Anna Zett plays with the physical end of language in a newly commissioned video and text work, with performance. Through the production of text and images emerging both from her own boxing practice and the archives of modern art and commerce, she searches for links that connect the experience of fist fighting with verbal and visual communication. The boxing ring, a square in fact, is re-imagined as a mythical space, created by boxers, artists and writers alike. Its ritual purpose would be to celebrate the dangerous transformation of monologue into dialogue, despite the extreme vulnerability of the human nervous system.

In 19th century England, boxing - timed fist fighting with gloves inside a ring - started out as prize-fighting and the most dubious kind of sports betting. Barely legal and often bloody, it emerged from capitalist society with the promise of fame, money and respect for young men who had nothing to sell but their labour power.
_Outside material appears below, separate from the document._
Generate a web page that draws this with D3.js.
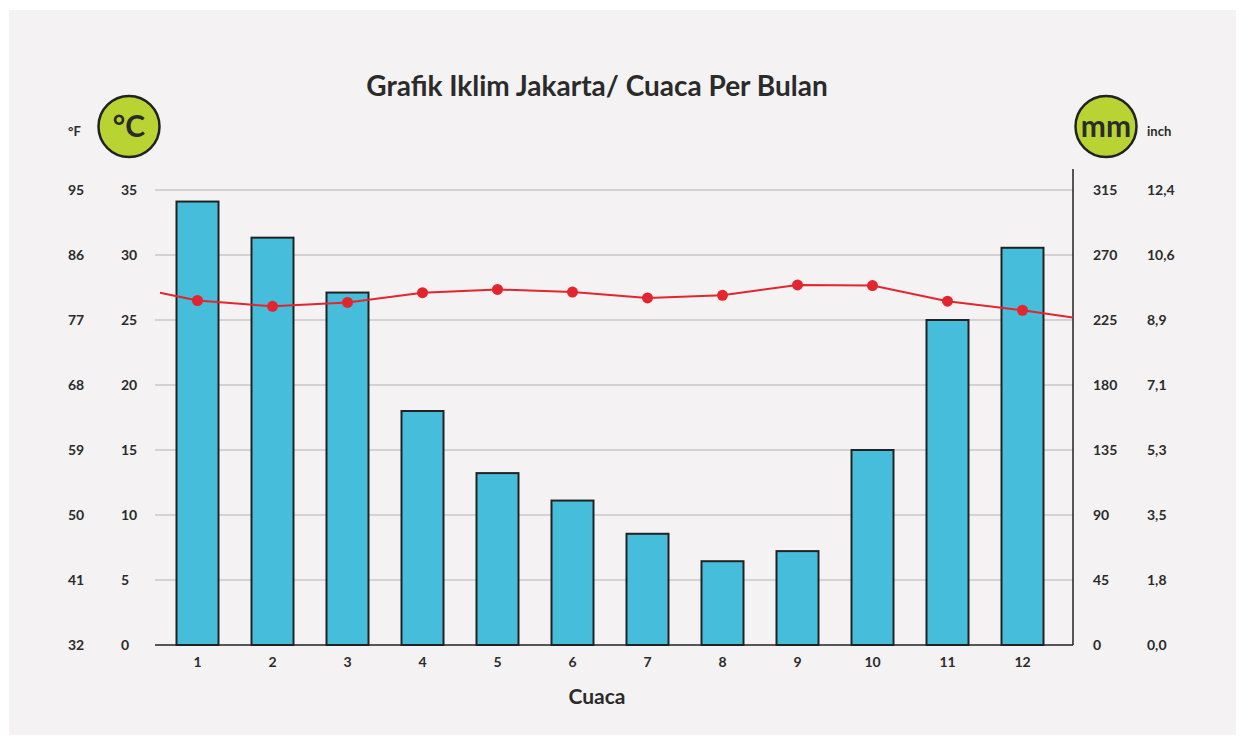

Unlike a factory worker though, a boxer is left to himself in the ring, stripped of everything but his vulnerable, versatile, aggressive, alert physical self.  Whilst completely focussed on one another as opponents, two fighters act out what the spectators recognize as style - the effect of choreographic training and consistent neuro-muscular conditioning, influenced by an individual body language that started to develop long before training began.

Women were banned from the boxing ring longer than almost any other place in secular Christian societies. To meet, with the ambition to channel physical aggression face-to-face is an ability seriously at odds with patriarchal notions of feminine competition. Like other martial arts, boxing is about regulated violence: about creating a zone in space and time, where equal beats equal.  

Boxing is a radical form of dialogue, just like a caress, but at the other end of language. A punch stands for nothing but itself, it isn't symbolic; it has no meaning. A punch can't lie, but it can trick you.